Jefferson went undrafted in the 2012 NFL draft, but was invited to try out at the Tampa Bay Buccaneers' rookie minicamp. The team signed Jefferson to a contract on May 7, 2012, but was waived four days later so that Tampa Bay could have a replacement for Da'Quan Bowers, a projected starter who suffered a probable season-ending injury.

On August 10, 2012, Jefferson signed with the Montreal Alouettes of the Canadian Football League and was assigned to the practice squad. On October 25, 2012, ESPN reported, citing WAFB in Baton Rouge, LA, that Jefferson was arrested and charged with simple possession of marijuana, along with 3 other former LSU football players, including former Heisman Trophy finalist Tyrann Mathieu. On October 30, 2012, Louisiana State Judge Chip Moore revoked Jefferson's bond in his 2011 simple battery case and ordered him to report to parish prison by 2 p.m. (that day) due to his arrest on a marijuana charge. Jefferson was subsequently released by the Alouettes.

Jefferson signed with the Pittsburgh Power of the Arena Football League for the 2013 season. He was named the starter one week before the Power began the season.
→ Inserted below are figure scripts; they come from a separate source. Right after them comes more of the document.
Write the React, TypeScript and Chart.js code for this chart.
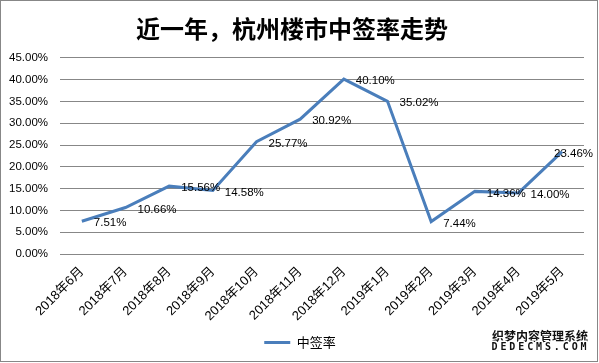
import React, { useEffect, useRef } from 'react';
import { Chart, registerables } from 'chart.js';

Chart.register(...registerables);

const titleText = '近一年，杭州楼市中签率走势';
const seriesName = '中签率';
const categories = [
  '2018年6月', '2018年7月', '2018年8月', '2018年9月', '2018年10月', '2018年11月',
  '2018年12月', '2019年1月', '2019年2月', '2019年3月', '2019年4月', '2019年5月',
];
const values = [7.51, 10.66, 15.56, 14.58, 25.77, 30.92, 40.10, 35.02, 7.44, 14.36, 14.00, 23.46];
const yMin = 0;
const yMax = 45;
const yStep = 5;
const watermarkLines = ['织梦内容管理系统', 'DEDECMS.COM'];

const LINE_COLOR = '#4A7EBB';
const GRID_COLOR = '#878787';
const LATIN = '"Liberation Sans", "Noto Sans CJK SC", sans-serif';
const CJK = '"Noto Sans CJK SC", sans-serif';

const fmtPct = (v: number) => v.toFixed(2) + '%';

const framePlugin = {
  id: 'frame',
  afterLayout(chart: any) {
    if (chart.legend) {
      chart.legend.left += 8;
      chart.legend.right += 8;
    }
  },
  beforeDraw(chart: any) {
    const { ctx, width, height } = chart;
    ctx.save();
    ctx.fillStyle = '#ffffff';
    ctx.fillRect(0, 0, width, height);
    ctx.restore();
  },
  afterDraw(chart: any) {
    const { ctx, width, height } = chart;
    ctx.save();
    ctx.strokeStyle = '#878787';
    ctx.lineWidth = 1;
    ctx.strokeRect(0.5, 0.5, width - 2, height - 2);
    // watermark
    ctx.textAlign = 'right';
    ctx.textBaseline = 'middle';
    ctx.font = 'bold 12px ' + CJK;
    ctx.lineJoin = 'round';
    ctx.strokeStyle = '#ffffff';
    ctx.lineWidth = 3;
    ctx.strokeText(watermarkLines[0], width - 11, height - 27);
    ctx.fillStyle = '#111111';
    ctx.fillText(watermarkLines[0], width - 11, height - 27);
    ctx.font = 'bold 10px "DejaVu Sans Mono", monospace';
    ctx.textAlign = 'center';
    const s = watermarkLines[1];
    const step = 8.9;
    const x0 = width - 11 - step * s.length + step / 2;
    for (let i = 0; i < s.length; i++) {
      ctx.strokeText(s[i], x0 + i * step, height - 15.5);
      ctx.fillText(s[i], x0 + i * step, height - 15.5);
    }
    ctx.restore();
  },
};

const dataLabelPlugin = {
  id: 'dataLabels',
  afterDatasetsDraw(chart: any) {
    const { ctx } = chart;
    const meta = chart.getDatasetMeta(0);
    ctx.save();
    ctx.font = '11.5px ' + LATIN;
    ctx.fillStyle = '#000000';
    ctx.textAlign = 'left';
    ctx.textBaseline = 'middle';
    meta.data.forEach((pt: any, i: number) => {
      const txt = fmtPct(values[i]);
      const w = ctx.measureText(txt).width;
      const x = Math.min(pt.x + 12, chart.width - 6 - w);
      ctx.fillText(txt, x, pt.y + 2);
    });
    ctx.restore();
  },
};

export default function App() {
  const ref = useRef<HTMLCanvasElement | null>(null);

  useEffect(() => {
    document.body.style.margin = '0';
    const canvas = ref.current;
    if (!canvas) return;
    const chart = new Chart(canvas, {
      type: 'line',
      data: {
        labels: categories,
        datasets: [
          {
            label: seriesName,
            data: values,
            borderColor: LINE_COLOR,
            backgroundColor: LINE_COLOR,
            borderWidth: 3,
            pointRadius: 0,
            pointHoverRadius: 0,
            tension: 0,
            fill: false,
          },
        ],
      },
      options: {
        responsive: false,
        animation: false,
        devicePixelRatio: 1,
        layout: { padding: { left: 0, right: 15, top: 2, bottom: 4 } },
        plugins: {
          title: {
            display: true,
            text: titleText,
            color: '#000000',
            font: { family: CJK, size: 24, weight: 'bold' },
            padding: { top: 12, bottom: 15 },
          },
          legend: {
            display: true,
            position: 'bottom',
            labels: {
              color: '#000000',
              font: { family: CJK, size: 13 },
              usePointStyle: true,
              pointStyle: 'line',
              pointStyleWidth: 26,
              boxWidth: 26,
              padding: 10,
            },
          },
          tooltip: { enabled: false },
        },
        scales: {
          x: {
            offset: true,
            grid: { display: false, drawTicks: false, offset: true },
            border: { display: false },
            ticks: {
              color: '#000000',
              font: { family: LATIN, size: 13 },
              maxRotation: 45,
              minRotation: 45,
              autoSkip: false,
              padding: 10,
            },
            afterFit(scale: any) {
              scale.height = 72;
            },
          },
          y: {
            min: yMin,
            max: yMax,
            grid: { color: GRID_COLOR, lineWidth: 1, drawTicks: false },
            border: { display: false },
            ticks: {
              stepSize: yStep,
              color: '#000000',
              font: { family: LATIN, size: 11.5 },
              padding: 12,
              callback: (v: any) => fmtPct(Number(v)),
            },
            afterFit(scale: any) {
              scale.width = 60;
            },
          },
        },
      },
      plugins: [framePlugin, dataLabelPlugin],
    });
    return () => chart.destroy();
  }, []);

  return (
    <div style={{ position: 'fixed', left: 0, top: 0, width: 599, height: 363 }}>
      <canvas ref={ref} width={599} height={363} style={{ display: 'block' }} />
    </div>
  );
}
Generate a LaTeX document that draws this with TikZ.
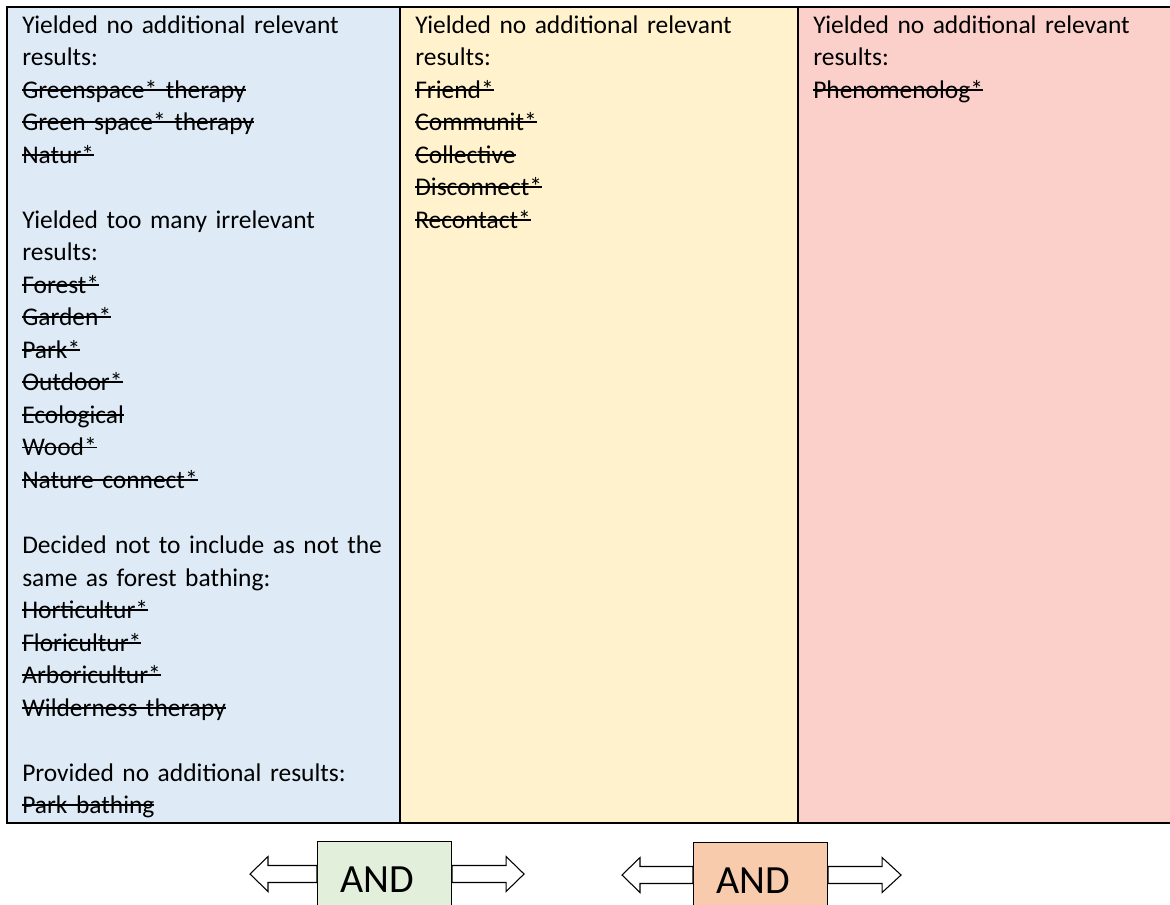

Jefferson signed with the Omaha Mammoths of the Fall Experimental Football League for the 2014 season, where he was the starting quarterback. The Mammoths finished their first and only season in second place with a record of 3–1, declining to play a championship game.

Pre-draft measurables
| Height | Weight | Arm length | Hand span | Wingspan | 40-yard dash | 10-yard split | 20-yard split | 20-yard shuttle | Three-cone drill | Vertical jump | Broad jump | Bench press |
| 6 ft 4+1⁄8 in (1.93 m) | 223 lb (101 kg) | 33 in (0.84 m) | 10+1⁄4 in (0.26 m) | 6 ft 5+3⁄8 in (1.97 m) | 4.65 s | 1.61 s | 2.66 s | 4.06 s | 6.81 s | 36.5 in (0.93 m) | 9 ft 8 in (2.95 m) | 14 reps |
All values from NFL Combine

==Coaching career==
Jefferson was a graduate assistant wide receivers coach at Colorado State during the 2019 college football season.

==Personal life==
His brothers, Justin and Rickey, both also played college football at LSU. Justin was selected 22nd overall in the first round of the 2020 NFL draft to the Minnesota Vikings.